Соответствующая норма
Chile
Practice Relating to Rule 159. Amnesty
Section A. Amnesty for participation in non-international armed conflicts
In Chile, during the military government, the Decree-Law on General Amnesty (1978) extended an amnesty to:
all persons who have been the authors, accomplices, or accessories of unlawful deeds during the period in which the state of siege was in force, between 11 September 1973 and 10 March 1978, unless they are currently being tried or have been sentenced and to those persons who as of the date that this decree-law took effect have been sentenced by military tribunals since 11 September 1973. 
Chile, Decree-Law on General Amnesty, 1978, Article 1.
In its decision on annulment in the Víctor Raúl Pinto case in 2007, Chile’s Supreme Court stated:
In non-international armed conflicts, those who raise arms against a legitimate government are subject to the penal sanctions imposed by the State in question since legally they do not have the right to participate in combat or to take up arms. If they nonetheless do raise arms in such circumstances, they thereby commit crimes such as rebellion or sedition.

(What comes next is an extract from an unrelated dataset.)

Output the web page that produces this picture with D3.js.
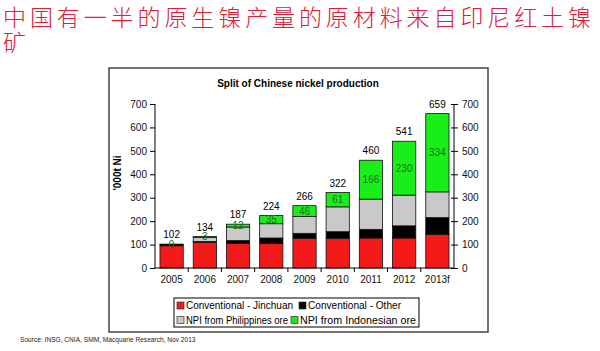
<!DOCTYPE html>
<html>
<head>
<meta charset="utf-8">
<script src="https://cdn.jsdelivr.net/npm/d3@7"></script>
<style>
  body { margin: 0; background: #fff; }
  svg { display: block; }
</style>
</head>
<body>
<div id="visualization"></div>
<script>
let w = 600;
let h = 351;

// data
let years = ["2005", "2006", "2007", "2008", "2009", "2010", "2011", "2012", "2013f"];
let jinchuan = [95, 110, 105, 104, 127, 127, 128, 128, 143];
let other = [4, 3, 12, 24, 21, 28, 37, 52, 72];
let philippines = [3, 18, 58, 61, 72, 106, 129, 131, 110];
let indonesian = [0, 3, 12, 35, 46, 61, 166, 230, 334];
let totals = [102, 134, 187, 224, 266, 322, 460, 541, 659];
let yTicks = [0, 100, 200, 300, 400, 500, 600, 700];

let seriesNames = ["Conventional - Jinchuan", "Conventional - Other", "NPI from Philippines ore", "NPI from Indonesian ore"];
let seriesKeys = ["jinchuan", "other", "philippines", "indonesian"];
let colors = ["#f51a1a", "#000000", "#c9c9c9", "#19ee19"];

let rows = years.map((y, i) => ({
  year: y,
  jinchuan: jinchuan[i],
  other: other[i],
  philippines: philippines[i],
  indonesian: indonesian[i],
  total: totals[i]
}));

let viz = d3.select("#visualization")
  .append("svg")
  .attr("width", w)
  .attr("height", h)
  .style("font-family", "Arial, 'Liberation Sans', sans-serif");

// slide heading
let heading = viz.append("text")
  .attr("fill", "#d8203a")
  .style("font-family", "'Noto Sans CJK SC', sans-serif")
  .style("font-size", "23px")
  .style("font-weight", 300);
heading.append("tspan").attr("x", 3).attr("y", 26)
  .attr("textLength", 588).attr("lengthAdjust", "spacing")
  .text("中国有一半的原生镍产量的原材料来自印尼红土镍");
heading.append("tspan").attr("x", 3).attr("y", 51).text("矿");

// chart frame
viz.append("rect")
  .attr("x", 109).attr("y", 68)
  .attr("width", 379).attr("height", 264)
  .attr("fill", "white")
  .attr("stroke", "#444")
  .attr("stroke-width", 1.5);

viz.append("text")
  .attr("x", 298).attr("y", 87)
  .attr("text-anchor", "middle")
  .style("font-size", "10px")
  .style("font-weight", "bold")
  .text("Split of Chinese nickel production");

// scales
let xScale = d3.scaleBand().domain(years).range([155, 454]).paddingInner(0.3).paddingOuter(0.15);
let yScale = d3.scaleLinear().domain([0, 700]).range([268, 104]);

// bars
let stack = d3.stack().keys(seriesKeys);
let stacked = stack(rows);

viz.selectAll(".series").data(stacked).enter()
  .append("g")
  .attr("class", "series")
  .attr("fill", (d, i) => colors[i])
  .selectAll("rect").data(d => d).enter()
  .append("rect")
  .attr("x", d => xScale(d.data.year))
  .attr("y", d => yScale(d[1]))
  .attr("width", xScale.bandwidth())
  .attr("height", d => yScale(d[0]) - yScale(d[1]))
  .attr("stroke", "#111")
  .attr("stroke-width", 0.8);

// green segment labels
viz.selectAll(".greenlabel").data(stacked[3]).enter()
  .append("text")
  .attr("class", "greenlabel")
  .attr("x", d => xScale(d.data.year) + xScale.bandwidth() / 2)
  .attr("y", d => (yScale(d[0]) + yScale(d[1])) / 2)
  .attr("dy", "0.35em")
  .attr("text-anchor", "middle")
  .attr("fill", "#1d6e1d")
  .style("font-size", "10px")
  .text(d => d.data.indonesian);

// totals
viz.selectAll(".total").data(rows).enter()
  .append("text")
  .attr("class", "total")
  .attr("x", d => xScale(d.year) + xScale.bandwidth() / 2)
  .attr("y", d => yScale(d.total) - 6)
  .attr("text-anchor", "middle")
  .style("font-size", "10px")
  .text(d => d.total);

// axes
let leftAxis = viz.append("g")
  .attr("transform", "translate(155,0)")
  .call(d3.axisLeft(yScale).tickValues(yTicks).tickSize(5).tickPadding(3));
let rightAxis = viz.append("g")
  .attr("transform", "translate(454,0)")
  .call(d3.axisRight(yScale).tickValues(yTicks).tickSize(4).tickPadding(4));
rightAxis.selectAll(".tick line").attr("x1", -3);

let xAxis = viz.append("g")
  .attr("transform", "translate(0,268)")
  .call(d3.axisBottom(xScale).tickSize(0).tickPadding(8));

// category separators under the axis
let step = xScale.step();
let seps = years.slice(1).map(y => xScale(y) - xScale.paddingInner() * step / 2);
xAxis.selectAll(".sep").data(seps).enter()
  .append("line")
  .attr("class", "sep")
  .attr("x1", d => d).attr("x2", d => d)
  .attr("y1", 0).attr("y2", 4)
  .attr("stroke", "#000");

[leftAxis, rightAxis, xAxis].forEach(g => {
  g.selectAll("text").style("font-size", "10px").attr("fill", "#111");
  g.selectAll("path, line").attr("stroke", "#000");
  g.select(".domain").attr("stroke-width", 1);
});
leftAxis.select(".domain").attr("d", "M0,104V268");
rightAxis.select(".domain").attr("d", "M0,104V268");
xAxis.select(".domain").attr("d", "M155,0H454");

viz.append("text")
  .attr("transform", "translate(121,173) rotate(-90)")
  .attr("text-anchor", "middle")
  .style("font-size", "10px")
  .style("font-weight", "bold")
  .text("'000t Ni");

// legend
let legend = viz.append("g");
legend.append("rect")
  .attr("x", 174).attr("y", 298)
  .attr("width", 245).attr("height", 29)
  .attr("fill", "white").attr("stroke", "#000");

let legendPos = [[177, 305.5], [299, 305.5], [177, 320], [291, 320]];
let legendWidths = [107, 93, 102, 116];
let items = legend.selectAll(".item").data(seriesNames).enter()
  .append("g")
  .attr("class", "item")
  .attr("transform", (d, i) => "translate(" + legendPos[i][0] + "," + legendPos[i][1] + ")");
items.append("rect")
  .attr("x", 0).attr("y", -3.5)
  .attr("width", 7).attr("height", 7)
  .attr("fill", (d, i) => colors[i])
  .attr("stroke", "#333").attr("stroke-width", 0.7);
items.append("text")
  .attr("x", 9).attr("dy", "0.35em")
  .attr("textLength", (d, i) => legendWidths[i])
  .attr("lengthAdjust", "spacingAndGlyphs")
  .style("font-size", "10px")
  .text(d => d);

viz.append("text")
  .attr("x", 20).attr("y", 342)
  .style("font-size", "6.6px")
  .attr("fill", "#222")
  .text("Source: INSG, CNIA, SMM, Macquarie Research, Nov 2013");
</script>
</body>
</html>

These crimes are punishable under domestic law since the application of international humanitarian law in internal [armed] conflict does not imply the recognition of belligerence, nor does it change the legal status of the parties to the conflict (since the government in question is not compelled to grant the status of prisoners of war to its [captured] opponents) nor does it suspend the applicability of domestic criminal law. In contrast to international armed conflicts, there is no “combatant privilege” [in internal armed conflict] … It is precisely for this reason that Article 2(2) of [the 1977 Additional] Protocol II extends humanitarian protection to persons who have been deprived of their liberty for reasons related to the internal conflict.
In such circumstances, one can understand the reasons for a rule that, after the end of an [internal armed] conflict, the government in power should grant as broad an amnesty as possible due to reasons related to the conflict. This is what clearly emerges from the text and context of the provision, namely that the purpose of the amnesty would be to facilitate the re-establishment of social peace by supporting the defeated in the conflict who are in the hands of those who hold the power in the State, facilitating the restoration of peace in that society. 
Chile, Supreme Court, Criminal Law Chamber, Víctor Raúl Pinto case, Case No. 3125-04, Decision on Annulment, 13 March 2007, § 21.